The only reason to use a single collection is:

  • when the system is trivial and only has a single structure.
  • when their is an external limitation that you application can only have a single collection.

The first is quite simple, to add a second collection complicates the system more than it simplifies it.

The second is also quite simple, you do not have the choice. In which case seriously consider disagreeing and getting that limitation removed.


That whenever you're working with NoSQL you should aim to design a single database with a single collection for the entire application

Why? Just because you can do it, it doesn't mean you have to. You have to model the persistence that best suits your needs. Usually, the scheme design is solved around how the data is accessed, updated, inserted, etc. The goal is finding the data organization most performant for these operations. And of course, the most natural to the application's domain.

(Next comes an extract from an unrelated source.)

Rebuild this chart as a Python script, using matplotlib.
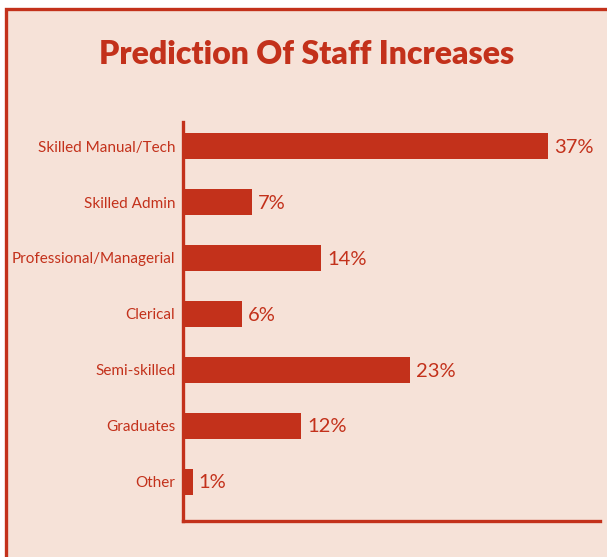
import matplotlib
matplotlib.use("Agg")
import matplotlib.pyplot as plt
from matplotlib.patches import Rectangle

categories = ["Skilled Manual/Tech", "Skilled Admin", "Professional/Managerial",
              "Clerical", "Semi-skilled", "Graduates", "Other"]
values = [37, 7, 14, 6, 23, 12, 1]
title = "Prediction Of Staff Increases"

RED = "#c3311b"
BG = "#f6e2d8"
FONT = ["Lato", "DejaVu Sans"]

W, H = 607, 557
fig = plt.figure(figsize=(W / 100, H / 100), dpi=100, facecolor="white")

# panel background with a border on the top and left
fig.patches.append(Rectangle((5.5 / W, -0.05), 1.1, (H - 9) / H + 0.05,
                             transform=fig.transFigure, facecolor=BG,
                             edgecolor=RED, linewidth=2.4, zorder=-5))

ax = fig.add_axes([183 / W, (H - 521) / H, (600 - 183) / W, (521 - 122) / H])
ax.set_facecolor("none")
ax.set_zorder(2)

y = list(range(len(categories)))
ax.barh(y, values, height=0.47, color=RED, zorder=2)
ax.set_xlim(0, 42.3)
ax.set_ylim(6.7, -0.43)

for yi, v in zip(y, values):
    ax.text(v + 0.6, yi + 0.02, f"{v}%", va="center", ha="left", color=RED,
            fontsize=14.5, family=FONT)

ax.set_yticks(y)
ax.set_yticklabels(categories, family=FONT, fontsize=11, color=RED)
ax.tick_params(axis="y", length=0, pad=5.5)
ax.set_xticks([])

for side in ["top", "right"]:
    ax.spines[side].set_visible(False)
for side in ["left", "bottom"]:
    ax.spines[side].set_color(RED)
    ax.spines[side].set_linewidth(2.4)

fig.text(307 / W, 1 - 54 / H, title, ha="center", va="center", color=RED,
         fontsize=23, fontweight="heavy", family=FONT, zorder=3)

fig.savefig("out.png", dpi=100, facecolor=fig.get_facecolor())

From MongoDB's Official Page

Generally, having a large number of collections has no significant performance penalty and results in very good performance. Distinct collections are very important for high-throughput batch processing.


You should consider embedding for performance reasons if you have a collection with a large number of small documents. If you can group these small documents by some logical relationship and you frequently retrieve the documents by this grouping, you might consider “rolling-up” the small documents into larger documents that contain an array of embedded documents.

And not much later

However, if you often only need to retrieve a subset of the documents within the group, then “rolling-up” the documents may not provide better performance. Furthermore, if small, separate documents represent the natural model for the data, you should maintain that mode

Emphasis of mine

To my experience, we start with different documents of different natures with fair different schemes; stored in different collections. A data organization that is easier to reason about. Relationships between these documents are designed as arrays of identifiers. Call these collections masters or roots. Additionally, other more document-specific relationships start as small embedded documents or collections within those roots.

As the application evolves, we detect different growth factors between roots and embedded documents. At some point, we realise that the application is consuming only a subset of the document (most of the time) making a waste of memory to bring these embedded documents to memory, or their weight cause computational impact on the querying.

As these relationships gains or lose critic mass, we choose one or another data relationship strategy.